Florida Governor Rick Scott hinted he was “getting close” to an agreement with the Seminole Tribe regarding portions of its gaming compact that expire next year. But House and Senate leaders rejected his offer to hold a special session in May.
In fact, one high-ranking Republican said about a special session, “It’s toast.” Scott apparently could not get enough Senate votes for a special-session agreement, and barely had 30 votes in the House. Senate President Don Gaetz said, “A special session this early would require a pretty Herculean effort, and it’s pretty unlikely at this point. We need more analysis and more time than just a couple of weeks. So far, we’ve had our ear pressed against a closed door with a glass.”

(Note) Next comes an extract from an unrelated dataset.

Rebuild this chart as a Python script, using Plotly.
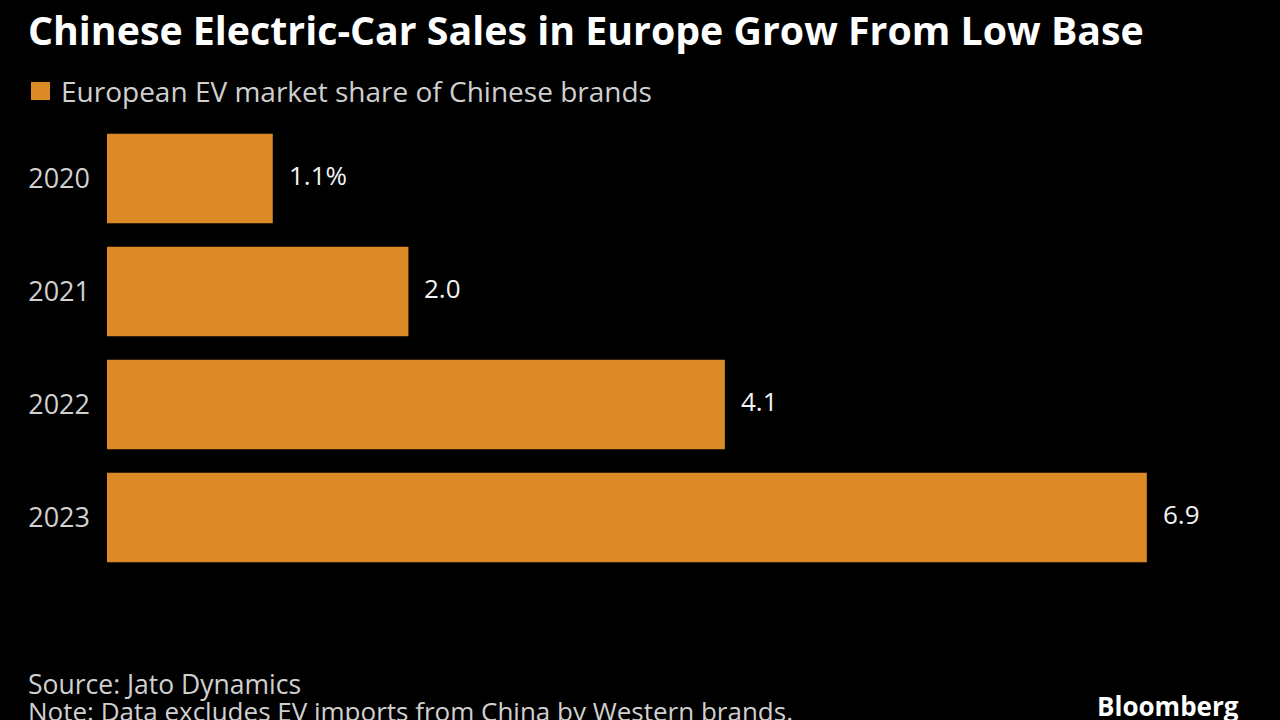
import plotly.graph_objects as go

years = ["2020", "2021", "2022", "2023"]
share = [1.1, 2.0, 4.1, 6.9]
series_name = "European EV market share of Chinese brands"
title = "Chinese Electric-Car Sales in Europe Grow From Low Base"
source = "Source: Jato Dynamics"
note = "Note: Data excludes EV imports from China by Western brands."

W, H = 1280, 720
L, R, T, B = 107, 1222, 122, 574
BAR = "#DC8A26"
FONT = "Open Sans"

def px(x):
    return (x - L) / (R - L)

def py(y):
    return (B - y) / (B - T)

labels = [f"{v:.1f}%" if i == 0 else f"{v:.1f}" for i, v in enumerate(share)]
pos = list(range(len(years)))

fig = go.Figure()
fig.add_trace(go.Bar(
    x=share, y=pos, orientation="h", marker=dict(color=BAR, line=dict(width=0)),
    name=series_name, showlegend=False, hoverinfo="skip",
))

for v, p, lab in zip(share, pos, labels):
    fig.add_annotation(x=v, y=p, xref="x", yref="y", text=lab, showarrow=False,
                       xanchor="left", yanchor="middle", xshift=14, yshift=4,
                       font=dict(family=FONT, size=26, color="#f2f2f2"))

# title
fig.add_annotation(x=px(26), y=py(30), xref="paper", yref="paper", text=f"<b>{title}</b>",
                   showarrow=False, xanchor="left", yanchor="middle",
                   font=dict(family=FONT, size=39.3, color="#ffffff"))
# legend
fig.add_shape(type="rect", xref="paper", yref="paper", x0=px(31), x1=px(50), y0=py(100), y1=py(82),
              fillcolor=BAR, line=dict(width=0))
fig.add_annotation(x=px(59), y=py(91), xref="paper", yref="paper", text=series_name,
                   showarrow=False, xanchor="left", yanchor="middle",
                   font=dict(family=FONT, size=28, color="#d0d0d0"))
# footer
fig.add_annotation(x=px(26), y=py(684), xref="paper", yref="paper", text=source,
                   showarrow=False, xanchor="left", yanchor="middle",
                   font=dict(family=FONT, size=26.5, color="#d0d0d0"))
fig.add_annotation(x=px(26), y=py(711), xref="paper", yref="paper", text=note,
                   showarrow=False, xanchor="left", yanchor="middle",
                   font=dict(family=FONT, size=26, color="#d0d0d0"))
fig.add_annotation(x=px(1241), y=py(706), xref="paper", yref="paper", text="<b>Bloomberg</b>",
                   showarrow=False, xanchor="right", yanchor="middle",
                   font=dict(family=FONT, size=26, color="#ffffff"))

fig.update_layout(
    width=W, height=H, autosize=False,
    margin=dict(l=L, r=W - R, t=T, b=H - B, pad=0),
    paper_bgcolor="#000000", plot_bgcolor="#000000",
    bargap=0.21,
    xaxis=dict(range=[0, (R - L) / 150.7], visible=False, fixedrange=True),
    yaxis=dict(range=[len(years) - 0.5, -0.5], tickmode="array", tickvals=pos, ticktext=years,
               showgrid=False, zeroline=False, showline=False, ticks="", ticklabelstandoff=16,
               fixedrange=True, tickfont=dict(family=FONT, size=27, color="#d0d0d0")),
    showlegend=False,
)

fig.write_html("out.html", config={"displayModeBar": False},
               post_script="document.body.style.margin='0';document.body.style.background='#000';")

Lawmakers believe Scott is close to an agreement with the tribe. He is renegotiating a portion of the current gambling compact, signed by then-Governor Charlie Crist in 2010, that gave the Seminoles “exclusive” rights to blackjack at seven of its Florida locations in exchange for a minimum of $1 billion over five years. That part of the 2010 deal will expire on August 1, 2015. Scott is considering allowing the Seminoles to open more casinos, including one on a 50-acre property owned by the tribe in Fort Pierce, and add roulette and craps at some of their existing facilities. The tribe also could expand its operations in Broward County and Brighton. Scott is expected to reject destination resort-casinos and deny any expansion of gaming at the state’s parimutuels, but in return Scott is asking for a guarantee of $2.5 billion over seven years—a figure higher than the Seminoles’ current minimum annual requirement of $250 million.
Frank Collins, a spokesman for Scott, emphasized that a final deal has not been reached. “There is no deal, and without a deal, there cannot be any decision on how to ratify a deal,” Collins said. A spokesman for the Seminoles said the tribe “is not commenting at this time.”
At Scott’s request, legislators put their debate on hold while he began talks with the tribe.